John’s father Zechariah was filled with the Holy Spirit and prophesied: "Praise be to the Lord, the God of Israel, because he has come and has redeemed his people. He has raised up a horn of salvation for us in the house of his servant David  (as he said through his holy prophets of long ago),  salvation from our enemies and from the hand of all who hate us—to show mercy to our fathers and to remember his holy covenant, the oath he swore to our father Abraham: to rescue us from the hand of our enemies, and to enable us to serve him without fear in holiness and righteousness before him all our days. And you, my child, will be called a prophet of the Most High; f or you will go on before the Lord to prepare the way for him, to give his people the knowledge of salvation through the forgiveness of their sins, because of the tender mercy of our God, by which the rising sun will come to us from heaven to shine on those living in darkness and in the shadow of death, to guide our feet into the path of peace."          Luke 1:67-79

Once Zechariah’s wife Elizabeth gave birth to John the Baptist, Zechariah prophesies with great hope who this child will be and what it means in light of eternity as he will be the forerunner of the messiah, proclaiming his advent.

Answer the following three questions:

What is hope?

What do you hope for?

Is hope a uniquely Christian character trait?  Why or why not?

(See also 1 Timothy 1:1 and Romans 5:1-5)

1 comment:

  1. Since I'm not good at putting into words what I think "hope" is, I turn to dictionary.com, which says: "to look forward to with desire and reasonable confidence. to believe, desire, or trust."

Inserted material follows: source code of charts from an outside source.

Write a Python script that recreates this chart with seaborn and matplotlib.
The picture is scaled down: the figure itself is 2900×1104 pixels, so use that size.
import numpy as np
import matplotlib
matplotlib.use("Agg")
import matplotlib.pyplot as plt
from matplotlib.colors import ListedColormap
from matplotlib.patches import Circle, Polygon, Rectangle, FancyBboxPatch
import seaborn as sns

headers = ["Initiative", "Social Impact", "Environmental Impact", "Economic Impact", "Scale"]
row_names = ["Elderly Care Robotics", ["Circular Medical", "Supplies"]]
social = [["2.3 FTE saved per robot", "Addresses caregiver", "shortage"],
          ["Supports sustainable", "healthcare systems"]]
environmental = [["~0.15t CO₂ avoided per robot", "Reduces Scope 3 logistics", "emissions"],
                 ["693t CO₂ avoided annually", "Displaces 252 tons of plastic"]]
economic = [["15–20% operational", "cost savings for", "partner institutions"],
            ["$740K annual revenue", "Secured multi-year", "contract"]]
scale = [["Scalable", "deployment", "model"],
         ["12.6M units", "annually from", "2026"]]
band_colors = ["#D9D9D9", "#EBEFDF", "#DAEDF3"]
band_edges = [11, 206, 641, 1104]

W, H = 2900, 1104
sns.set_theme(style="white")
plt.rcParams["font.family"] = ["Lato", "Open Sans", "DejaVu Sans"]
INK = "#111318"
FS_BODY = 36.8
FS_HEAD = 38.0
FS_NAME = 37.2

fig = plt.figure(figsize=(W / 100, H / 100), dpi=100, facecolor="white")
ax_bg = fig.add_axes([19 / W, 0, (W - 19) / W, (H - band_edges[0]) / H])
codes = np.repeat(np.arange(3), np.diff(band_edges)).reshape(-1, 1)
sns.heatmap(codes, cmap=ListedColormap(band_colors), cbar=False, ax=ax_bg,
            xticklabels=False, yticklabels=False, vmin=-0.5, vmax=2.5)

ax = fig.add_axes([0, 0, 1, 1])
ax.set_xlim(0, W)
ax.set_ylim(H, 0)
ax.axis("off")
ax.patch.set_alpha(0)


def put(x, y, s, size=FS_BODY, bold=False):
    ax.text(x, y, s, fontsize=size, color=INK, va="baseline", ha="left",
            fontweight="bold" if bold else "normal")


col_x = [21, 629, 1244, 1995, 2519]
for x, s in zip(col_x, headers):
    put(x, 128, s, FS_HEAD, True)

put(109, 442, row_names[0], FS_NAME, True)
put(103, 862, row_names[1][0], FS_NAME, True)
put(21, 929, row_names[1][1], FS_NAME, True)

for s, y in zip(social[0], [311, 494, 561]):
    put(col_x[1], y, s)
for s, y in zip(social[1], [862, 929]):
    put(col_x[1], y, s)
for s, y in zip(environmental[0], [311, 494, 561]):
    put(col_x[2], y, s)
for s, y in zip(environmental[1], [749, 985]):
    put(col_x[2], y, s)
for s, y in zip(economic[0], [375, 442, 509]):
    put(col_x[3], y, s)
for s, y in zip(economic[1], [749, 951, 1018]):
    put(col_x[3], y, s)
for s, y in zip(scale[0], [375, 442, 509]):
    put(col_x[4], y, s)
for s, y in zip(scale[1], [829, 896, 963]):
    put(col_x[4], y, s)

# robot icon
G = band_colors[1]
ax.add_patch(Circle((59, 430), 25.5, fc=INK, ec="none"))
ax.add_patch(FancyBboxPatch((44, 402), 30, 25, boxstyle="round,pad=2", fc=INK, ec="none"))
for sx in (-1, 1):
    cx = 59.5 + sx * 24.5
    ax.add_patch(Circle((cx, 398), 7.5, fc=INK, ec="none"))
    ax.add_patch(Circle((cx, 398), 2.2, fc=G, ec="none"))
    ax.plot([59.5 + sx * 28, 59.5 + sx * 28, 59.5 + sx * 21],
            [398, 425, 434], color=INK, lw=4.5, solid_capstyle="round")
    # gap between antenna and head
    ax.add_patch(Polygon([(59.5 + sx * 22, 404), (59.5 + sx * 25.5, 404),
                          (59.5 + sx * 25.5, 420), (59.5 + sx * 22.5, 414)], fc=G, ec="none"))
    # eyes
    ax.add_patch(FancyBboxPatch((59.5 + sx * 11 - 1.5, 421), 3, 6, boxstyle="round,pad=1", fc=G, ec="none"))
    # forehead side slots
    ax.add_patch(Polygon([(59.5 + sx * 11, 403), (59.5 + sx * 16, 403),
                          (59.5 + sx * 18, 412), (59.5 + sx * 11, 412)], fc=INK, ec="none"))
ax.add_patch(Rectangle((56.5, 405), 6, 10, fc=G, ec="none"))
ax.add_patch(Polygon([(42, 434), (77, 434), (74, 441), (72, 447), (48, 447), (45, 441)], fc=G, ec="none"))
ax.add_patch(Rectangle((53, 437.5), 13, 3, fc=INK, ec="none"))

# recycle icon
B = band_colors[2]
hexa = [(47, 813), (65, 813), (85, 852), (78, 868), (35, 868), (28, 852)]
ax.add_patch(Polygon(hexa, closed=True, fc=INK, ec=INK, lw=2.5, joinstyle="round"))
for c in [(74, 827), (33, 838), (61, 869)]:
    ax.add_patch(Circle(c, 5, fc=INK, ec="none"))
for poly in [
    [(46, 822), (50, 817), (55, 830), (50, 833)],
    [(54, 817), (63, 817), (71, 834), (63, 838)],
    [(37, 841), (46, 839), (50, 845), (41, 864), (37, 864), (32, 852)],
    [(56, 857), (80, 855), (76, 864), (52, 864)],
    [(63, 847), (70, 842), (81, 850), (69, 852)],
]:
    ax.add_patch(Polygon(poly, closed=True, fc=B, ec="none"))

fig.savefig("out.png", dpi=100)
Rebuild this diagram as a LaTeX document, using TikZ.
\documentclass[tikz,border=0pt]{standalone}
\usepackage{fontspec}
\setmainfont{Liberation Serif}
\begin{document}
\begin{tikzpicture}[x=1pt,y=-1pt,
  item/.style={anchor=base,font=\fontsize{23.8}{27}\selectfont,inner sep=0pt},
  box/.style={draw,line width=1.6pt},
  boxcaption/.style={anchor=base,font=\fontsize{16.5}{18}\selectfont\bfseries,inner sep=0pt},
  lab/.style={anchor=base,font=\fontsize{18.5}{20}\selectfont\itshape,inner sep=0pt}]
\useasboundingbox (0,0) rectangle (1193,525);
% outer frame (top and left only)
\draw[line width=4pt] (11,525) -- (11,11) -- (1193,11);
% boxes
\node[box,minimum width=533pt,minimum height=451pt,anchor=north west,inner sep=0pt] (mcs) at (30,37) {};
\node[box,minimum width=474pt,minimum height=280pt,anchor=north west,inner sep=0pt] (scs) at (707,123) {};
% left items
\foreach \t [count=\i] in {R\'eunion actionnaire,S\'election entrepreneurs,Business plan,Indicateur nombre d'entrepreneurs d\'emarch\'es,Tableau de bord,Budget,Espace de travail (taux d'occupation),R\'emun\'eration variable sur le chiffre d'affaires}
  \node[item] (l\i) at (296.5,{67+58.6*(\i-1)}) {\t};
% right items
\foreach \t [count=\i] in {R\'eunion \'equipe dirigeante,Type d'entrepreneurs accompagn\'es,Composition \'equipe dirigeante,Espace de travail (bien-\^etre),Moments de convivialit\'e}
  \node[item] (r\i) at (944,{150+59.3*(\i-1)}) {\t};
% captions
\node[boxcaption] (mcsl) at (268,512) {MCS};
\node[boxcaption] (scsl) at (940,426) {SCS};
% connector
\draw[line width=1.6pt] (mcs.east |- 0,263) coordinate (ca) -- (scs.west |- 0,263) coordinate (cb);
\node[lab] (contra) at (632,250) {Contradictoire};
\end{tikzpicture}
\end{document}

    Hope is a powerful thing, because without it, we really have nothing to live for. Especially around the holidays we hear more and more stories of people taking their own lives. More often than not, people do this because they feel they have no hope for the future, nothing to live for. I think that the worst feeling in the world is the feeling of hopelessness. I remember once when I was very young getting lost in the woods. Though it wasn't more than an hour before I was found, I never was able to shake the feeling of being in a situation where I was completely lost with no way to help myself. Sounds a lot like my spiritual journey too, though I didn't always know it. We all are/were searching for a Savior. Someone to give us a hope for tomorrow.

    In response to the 3rd part of that question, I don't think that it is uniquely christian. Hope is a word much like love, that gets used in all sorts of ways. We say we love our spouse and then in the next sentence say how much we love tacos. Hope is often used in the same way. We can talk about how we hope for(desire, trust, long for) Christ's return, yet we also, in my case, hope for the Chargers to win the Super Bowl. So, can everyone hope for something? Sure. But as Christians our greatest hope is not of this world or in this world, it is the hope of what is to come.